There are many issues when it comes to data sharing, including contractual data blocking by vendors. It’s understudied, but Savage explained that it’s likely more prevalent than imagined. Health data is like “intellectual oil” powering an “idea economy.”
“So the person who has the data feels like they have something special. And there are a lot of pieces on how that gets played out,” she said. For example, an EHR vendor may take a blood sugar reading and how they display it is their intellectual property.
“But what your blood sugar was, is what your blood sugar was: It’s just PHI,” she continued. “We don’t have very refined rules for separating those things out. … People are sort of asserting a property or proprietary interest over data that comes from the natural process of being a human being.”

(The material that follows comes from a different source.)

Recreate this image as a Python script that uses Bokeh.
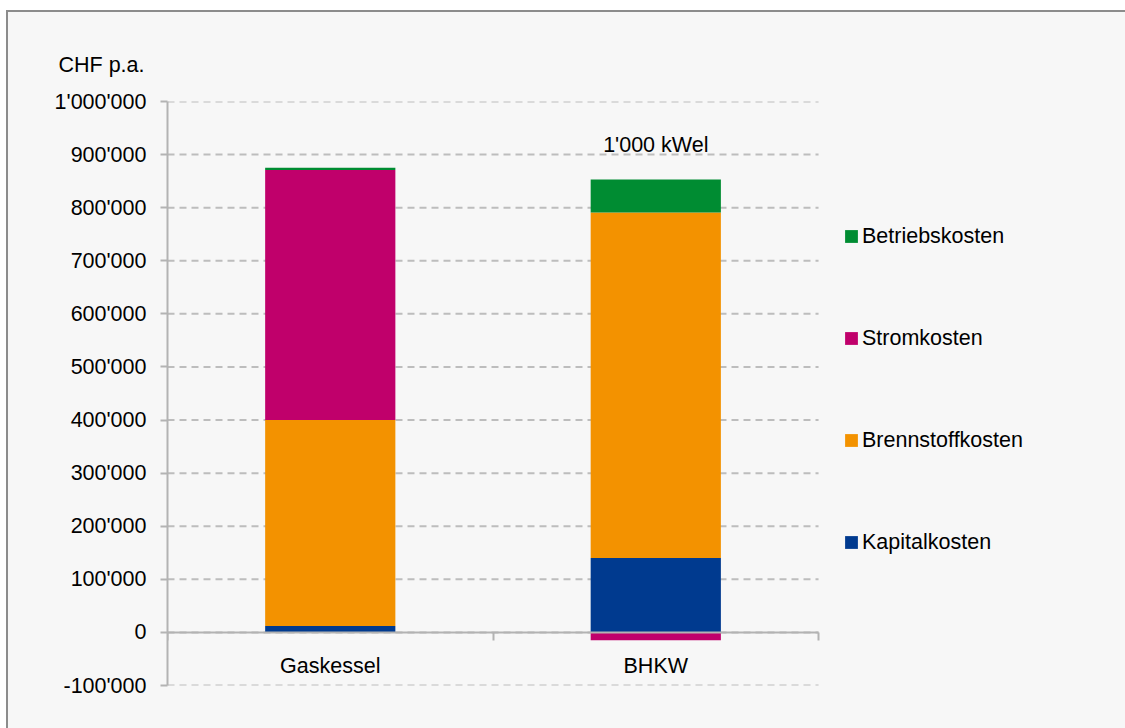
from bokeh.plotting import figure
from bokeh.models import (Range1d, FixedTicker, LinearAxis, Legend, LegendItem,
                          Label, Title, ColumnDataSource)
from bokeh.embed import file_html
from bokeh.resources import INLINE

# ---------------- data ----------------
categories = ["Gaskessel", "BHKW"]
series_names = ["Kapitalkosten", "Brennstoffkosten", "Stromkosten", "Betriebskosten"]
kapitalkosten = [12000, 140000]
brennstoffkosten = [388000, 651000]
stromkosten = [471000, -15000]
betriebskosten = [4000, 62000]
series_colors = ["#003A8F", "#F39200", "#C0006B", "#008C32"]
y_ticks = [-100000, 0, 100000, 200000, 300000, 400000, 500000,
           600000, 700000, 800000, 900000, 1000000]
y_tick_labels = ["-100'000", "0", "100'000", "200'000", "300'000", "400'000",
                 "500'000", "600'000", "700'000", "800'000", "900'000", "1'000'000"]
y_title = "CHF p.a."
annotation_text = "1'000 kWel"
annotation_category = "BHKW"

series_values = [kapitalkosten, brennstoffkosten, stromkosten, betriebskosten]

FONT = "Liberation Sans"
FS = "21.5px"
GRAY = "#b3b3b3"
BG = "#f7f7f7"
EDGE = "#8c8c8c"

n_cat = len(categories)
# plotting area spans the categories plus room on the right for the legend
x_end = n_cat * 1.4715

p = figure(width=1125, height=728,
           x_range=Range1d(0, x_end),
           y_range=Range1d(-100000, 1000000),
           output_backend="svg", toolbar_location=None,
           x_axis_location=None,
           min_border_left=167, min_border_right=0,
           min_border_top=101, min_border_bottom=43,
           background_fill_color=BG, background_fill_alpha=0,
           border_fill_color=BG, border_fill_alpha=0,
           outline_line_color=None)
p.styles = {
    "vertical-align": "top",
    "background": (f"linear-gradient({EDGE},{EDGE}) 6px 10px / 2px 2000px no-repeat, "
                   f"linear-gradient({EDGE},{EDGE}) 6px 10px / 3000px 2px no-repeat, "
                   f"linear-gradient({BG},{BG}) 8px 12px / 3000px 2000px no-repeat, "
                   "#ffffff"),
}

# horizontal dashed grid lines across the category area
p.xgrid.visible = False
p.ygrid.visible = False
p.segment(x0=[0] * len(y_ticks), x1=[n_cat] * len(y_ticks), y0=y_ticks, y1=y_ticks,
          line_color="#bdbdbd", line_width=2, line_dash="7 5")

# y axis
ya = p.yaxis[0]
ya.ticker = FixedTicker(ticks=y_ticks)
ya.major_label_overrides = {t: l for t, l in zip(y_ticks, y_tick_labels)}
ya.axis_line_color = GRAY
ya.axis_line_width = 2
ya.major_tick_line_color = GRAY
ya.major_tick_line_width = 2
ya.major_tick_out = 7
ya.major_tick_in = 0
ya.minor_tick_line_color = None
ya.major_label_standoff = 14
ya.major_label_text_font = FONT
ya.major_label_text_font_size = FS
ya.major_label_text_color = "black"

# x axis (at y = 0): one for boundary ticks, one for labels
x_bounds = list(range(n_cat + 1))
x_centers = [i + 0.5 for i in range(n_cat)]

xa_ticks = LinearAxis(ticker=FixedTicker(ticks=x_bounds), fixed_location=0,
                      bounds=(0, n_cat))
xa_ticks.axis_line_color = GRAY
xa_ticks.axis_line_width = 2
xa_ticks.major_tick_line_color = GRAY
xa_ticks.major_tick_line_width = 2
xa_ticks.major_tick_out = 8
xa_ticks.major_tick_in = 0
xa_ticks.minor_tick_line_color = None
xa_ticks.major_label_text_alpha = 0
xa_ticks.major_label_text_font_size = "1px"
p.add_layout(xa_ticks, "below")

xa_labels = LinearAxis(ticker=FixedTicker(ticks=x_centers), fixed_location=0,
                       bounds=(0, n_cat))
xa_labels.major_label_overrides = {c: n for c, n in zip(x_centers, categories)}
xa_labels.axis_line_color = None
xa_labels.major_tick_line_color = None
xa_labels.minor_tick_line_color = None
xa_labels.major_tick_out = 0
xa_labels.major_tick_in = 0
xa_labels.major_label_standoff = 22
xa_labels.major_label_text_font = FONT
xa_labels.major_label_text_font_size = FS
xa_labels.major_label_text_color = "black"
p.add_layout(xa_labels, "below")

# stacked bars (positives stack up, negatives stack down)
pos = [0] * n_cat
neg = [0] * n_cat
renderers = {}
for name, vals, col in zip(series_names, series_values, series_colors):
    bottoms, tops = [], []
    for i, v in enumerate(vals):
        if v >= 0:
            bottoms.append(pos[i]); tops.append(pos[i] + v); pos[i] += v
        else:
            tops.append(neg[i]); bottoms.append(neg[i] + v); neg[i] += v
    src = ColumnDataSource(dict(x=x_centers, bottom=bottoms, top=tops))
    r = p.vbar(x="x", width=0.4, bottom="bottom", top="top", source=src,
               fill_color=col, line_color=None)
    renderers[name] = r

# legend (inside the plotting area, right of the bars)
legend_order = ["Betriebskosten", "Stromkosten", "Brennstoffkosten", "Kapitalkosten"]
lg = Legend(items=[LegendItem(label=n, renderers=[renderers[n]]) for n in legend_order],
            location=(676, 130), orientation="vertical",
            glyph_width=16, glyph_height=16, label_height=26,
            label_standoff=3, padding=0, margin=0, spacing=76,
            border_line_color=None, background_fill_alpha=0,
            label_text_font=FONT, label_text_font_size=FS,
            label_text_color="black")
p.add_layout(lg, "center")

# y title above axis
p.add_layout(Title(text=y_title, align="left", offset=-109, standoff=50,
                   text_font=FONT, text_font_size=FS, text_font_style="normal",
                   text_color="black"), "above")

# annotation above BHKW bar
p.add_layout(Label(x=categories.index(annotation_category) + 0.5, y=918000,
                   text=annotation_text, text_align="center",
                   text_baseline="middle", text_font=FONT, text_font_size=FS,
                   text_color="black"))

open("out.html", "w").write(file_html(p, INLINE))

Another issue is the way ideas and inventions interact within healthcare, such as a device. Savage explained devices aren’t necessarily covered by HIPAA, so the manufacturer isn’t directly subject to those rules that “let you get your own data.”

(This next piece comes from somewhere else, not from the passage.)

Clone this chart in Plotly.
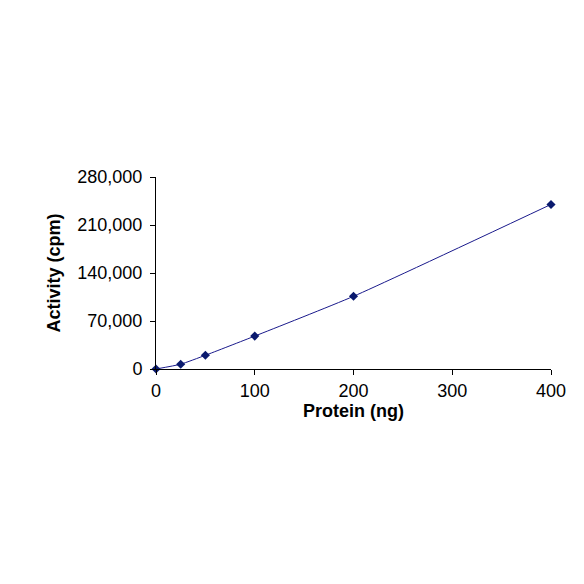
import plotly.graph_objects as go

protein_ng = [0, 25, 50, 100, 200, 400]
activity_cpm = [0, 7000, 20000, 48000, 106000, 240000]

x_ticks = [0, 100, 200, 300, 400]
y_ticks = [0, 70000, 140000, 210000, 280000]
y_tick_labels = ["0", "70,000", "140,000", "210,000", "280,000"]

fig = go.Figure(go.Scatter(
    x=protein_ng, y=activity_cpm, mode="lines+markers",
    line=dict(color="#1a1a8c", width=1, shape="spline", smoothing=0.5),
    marker=dict(symbol="diamond", size=7, color="#0a1a6e"),
    cliponaxis=False,
))

font = "Liberation Sans, Arial, sans-serif"
fig.update_layout(
    width=584, height=584, showlegend=False,
    plot_bgcolor="white", paper_bgcolor="white",
    margin=dict(l=148, r=41, t=169, b=223),
    font=dict(family=font, size=18, color="black"),
)
fig.update_xaxes(
    range=[0, 400], tickvals=x_ticks, showgrid=False, zeroline=False,
    showline=True, linecolor="black", ticks="outside", ticklen=5, tickcolor="black",
    title=dict(text="<b>Protein (ng)</b>", standoff=0, font=dict(size=18)),
)
fig.update_yaxes(
    range=[0, 280000], tickvals=y_ticks, ticktext=y_tick_labels,
    showgrid=False, zeroline=False,
    showline=True, linecolor="black", ticks="outside", ticklen=5, tickcolor="black",
    ticklabelstandoff=4,
    title=dict(text="<b>Activity (cpm)</b>", standoff=12, font=dict(size=18)),
)
fig.write_html("out.html")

Only once the data has flowed into the EHR can the patient get it, she explained. “But the device manufacturer just is collecting data and analyzing it on their servers. And it literally is physically and legally their property.”
“And so we end up having these very detailed rules about who’s got what property and the overall good to society may not be in the forefront those actors’ minds or the two parties may not have leverage to change those rules,” said Savage.
So just how do we move the needle?
At the end of the day, leaders need to ask what they’re teaching their staff about data sharing, as those policies can become a massive roadblock.
In Savage’s own life, just the very act of attempting to obtain the notes from a doctor’s appointment to send to the insurance company proved trying. While the insurance company was willing to take the notes in any format, Savage’s doctor wouldn’t send them by request or paste them into a patient portal.
“We have these highfalutin rules,” she continued. “But what’s happening at the registration desk? What’s happening in the billing office? What’s happening in the office that actually handles the manila folder, or actual X-ray films? Are we, as people who are leaders in our institutions, walking the walk or talking the talk?”
Compared to her role at Omada, where patients have direct access and control over with whom they share the data, “letting them do what they want with the information themselves,” she explained.
“I think the biggest gap is connecting what the policy goals are to what’s happening on an implemented basis within the institutions,” Savage said. “If it’s a responsibility that lays squarely with the EHR vendor, let’s lay it there. If it’s a responsibility that lies squarely with the policies and procedures that an institution has put in place or the capital decisions they’ve made, let’s lay it there.”
“If it lays squarely at the feet of the legislature, let’s put it there. But let’s put the problems in the right place, so we can solve them in the right way,” she added. “Make sure that the problem is placed in the right part of the system before you come up with a solution. Don’t misdiagnose the problem.”